------ Supplied data ------

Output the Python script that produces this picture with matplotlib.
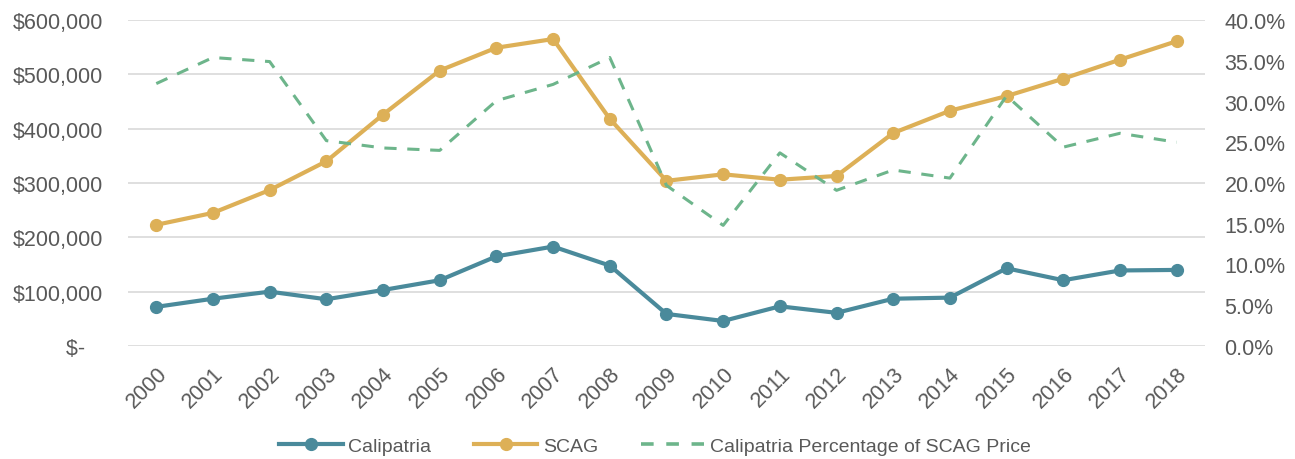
import matplotlib
matplotlib.use("Agg")
import matplotlib.pyplot as plt
from matplotlib.ticker import FuncFormatter, MultipleLocator
from matplotlib.lines import Line2D
from matplotlib.transforms import ScaledTranslation

years = [str(y) for y in range(2000, 2019)]
calipatria = [72000, 87000, 100000, 86000, 103000, 121000, 165000, 183000, 148000,
              59000, 46000, 73000, 61000, 87000, 89000, 143000, 121000, 139000, 140000]
scag = [223000, 245000, 287000, 340000, 426000, 507000, 549000, 565000, 418000,
        304000, 316000, 306000, 313000, 392000, 433000, 460000, 492000, 527000, 561000]
pct_of_scag = [32.2, 35.4, 34.9, 25.2, 24.3, 24.0, 30.1, 32.1, 35.4,
               19.7, 14.8, 23.7, 19.1, 21.6, 20.6, 30.7, 24.4, 26.1, 25.0]

teal = "#4a8a9b"
gold = "#ddb057"
green = "#6db58b"
txt = "#595959"
grid = "#d9d9d9"

plt.rcParams['font.family'] = ['Liberation Sans', 'DejaVu Sans']

fig = plt.figure(figsize=(12.95, 4.6), dpi=100)
ax = fig.add_axes([0.0988, 0.2457, 0.8317, 0.7086])
ax2 = ax.twinx()

x = list(range(len(years)))
ax.plot(x, calipatria, color=teal, lw=3, marker='o', ms=8.5, label="Calipatria")
ax.plot(x, scag, color=gold, lw=3, marker='o', ms=8.5, label="SCAG")
ax2.plot(x, pct_of_scag, color=green, lw=2.2, ls=(0, (4, 3.5)),
         label="Calipatria Percentage of SCAG Price")

ax.set_xlim(-0.5, len(years) - 0.5)
ax.set_ylim(0, 600000)
ax2.set_ylim(0, 40)
ax.yaxis.set_major_locator(MultipleLocator(100000))
ax2.yaxis.set_major_locator(MultipleLocator(5))

def money(v, pos):
    if v == 0:
        return "$-   "
    return "${:,.0f}".format(v)

ax.yaxis.set_major_formatter(FuncFormatter(money))
ax2.yaxis.set_major_formatter(FuncFormatter(lambda v, p: "{:.1f}%".format(v)))

ax.set_xticks(x)
ax.set_xticklabels(years, rotation=45, ha='right', rotation_mode='anchor')
shift = ScaledTranslation(-4 / 100, 0, fig.dpi_scale_trans)
for lab in ax.get_xticklabels():
    lab.set_transform(lab.get_transform() + shift)

ax.grid(axis='y', color=grid, lw=1.2)
ax.set_axisbelow(True)
for a in (ax, ax2):
    for s in a.spines.values():
        s.set_visible(False)
    a.tick_params(length=0, labelsize=15.5, labelcolor=txt)
ax.tick_params(axis='y', pad=18)
ax2.tick_params(axis='y', pad=14)
ax.tick_params(axis='x', pad=12)

handles = [
    Line2D([], [], color=teal, lw=3, marker='o', ms=8.5),
    Line2D([], [], color=gold, lw=3, marker='o', ms=8.5),
    Line2D([], [], color=green, lw=2.6, ls=(0, (3.5, 3.5))),
]
labels = ["Calipatria", "SCAG", "Calipatria Percentage of SCAG Price"]
fig.legend(handles, labels, loc='center', bbox_to_anchor=(0.506, 0.028), ncol=3,
           frameon=False, handlelength=3.25, columnspacing=2.2, handletextpad=0.3,
           prop={'size': 14}, labelcolor=txt)

fig.savefig("out.png", dpi=100)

------

**The problem**
Your task is to reproduce all of the material exactly. The pictures stay out.

**The answer**
Output the Python script that produces this picture with matplotlib.
import matplotlib
matplotlib.use("Agg")
import matplotlib.pyplot as plt
from matplotlib.ticker import FuncFormatter, MultipleLocator
from matplotlib.lines import Line2D
from matplotlib.transforms import ScaledTranslation

years = [str(y) for y in range(2000, 2019)]
calipatria = [72000, 87000, 100000, 86000, 103000, 121000, 165000, 183000, 148000,
              59000, 46000, 73000, 61000, 87000, 89000, 143000, 121000, 139000, 140000]
scag = [223000, 245000, 287000, 340000, 426000, 507000, 549000, 565000, 418000,
        304000, 316000, 306000, 313000, 392000, 433000, 460000, 492000, 527000, 561000]
pct_of_scag = [32.2, 35.4, 34.9, 25.2, 24.3, 24.0, 30.1, 32.1, 35.4,
               19.7, 14.8, 23.7, 19.1, 21.6, 20.6, 30.7, 24.4, 26.1, 25.0]

teal = "#4a8a9b"
gold = "#ddb057"
green = "#6db58b"
txt = "#595959"
grid = "#d9d9d9"

plt.rcParams['font.family'] = ['Liberation Sans', 'DejaVu Sans']

fig = plt.figure(figsize=(12.95, 4.6), dpi=100)
ax = fig.add_axes([0.0988, 0.2457, 0.8317, 0.7086])
ax2 = ax.twinx()

x = list(range(len(years)))
ax.plot(x, calipatria, color=teal, lw=3, marker='o', ms=8.5, label="Calipatria")
ax.plot(x, scag, color=gold, lw=3, marker='o', ms=8.5, label="SCAG")
ax2.plot(x, pct_of_scag, color=green, lw=2.2, ls=(0, (4, 3.5)),
         label="Calipatria Percentage of SCAG Price")

ax.set_xlim(-0.5, len(years) - 0.5)
ax.set_ylim(0, 600000)
ax2.set_ylim(0, 40)
ax.yaxis.set_major_locator(MultipleLocator(100000))
ax2.yaxis.set_major_locator(MultipleLocator(5))

def money(v, pos):
    if v == 0:
        return "$-   "
    return "${:,.0f}".format(v)

ax.yaxis.set_major_formatter(FuncFormatter(money))
ax2.yaxis.set_major_formatter(FuncFormatter(lambda v, p: "{:.1f}%".format(v)))

ax.set_xticks(x)
ax.set_xticklabels(years, rotation=45, ha='right', rotation_mode='anchor')
shift = ScaledTranslation(-4 / 100, 0, fig.dpi_scale_trans)
for lab in ax.get_xticklabels():
    lab.set_transform(lab.get_transform() + shift)

ax.grid(axis='y', color=grid, lw=1.2)
ax.set_axisbelow(True)
for a in (ax, ax2):
    for s in a.spines.values():
        s.set_visible(False)
    a.tick_params(length=0, labelsize=15.5, labelcolor=txt)
ax.tick_params(axis='y', pad=18)
ax2.tick_params(axis='y', pad=14)
ax.tick_params(axis='x', pad=12)

handles = [
    Line2D([], [], color=teal, lw=3, marker='o', ms=8.5),
    Line2D([], [], color=gold, lw=3, marker='o', ms=8.5),
    Line2D([], [], color=green, lw=2.6, ls=(0, (3.5, 3.5))),
]
labels = ["Calipatria", "SCAG", "Calipatria Percentage of SCAG Price"]
fig.legend(handles, labels, loc='center', bbox_to_anchor=(0.506, 0.028), ncol=3,
           frameon=False, handlelength=3.25, columnspacing=2.2, handletextpad=0.3,
           prop={'size': 14}, labelcolor=txt)

fig.savefig("out.png", dpi=100)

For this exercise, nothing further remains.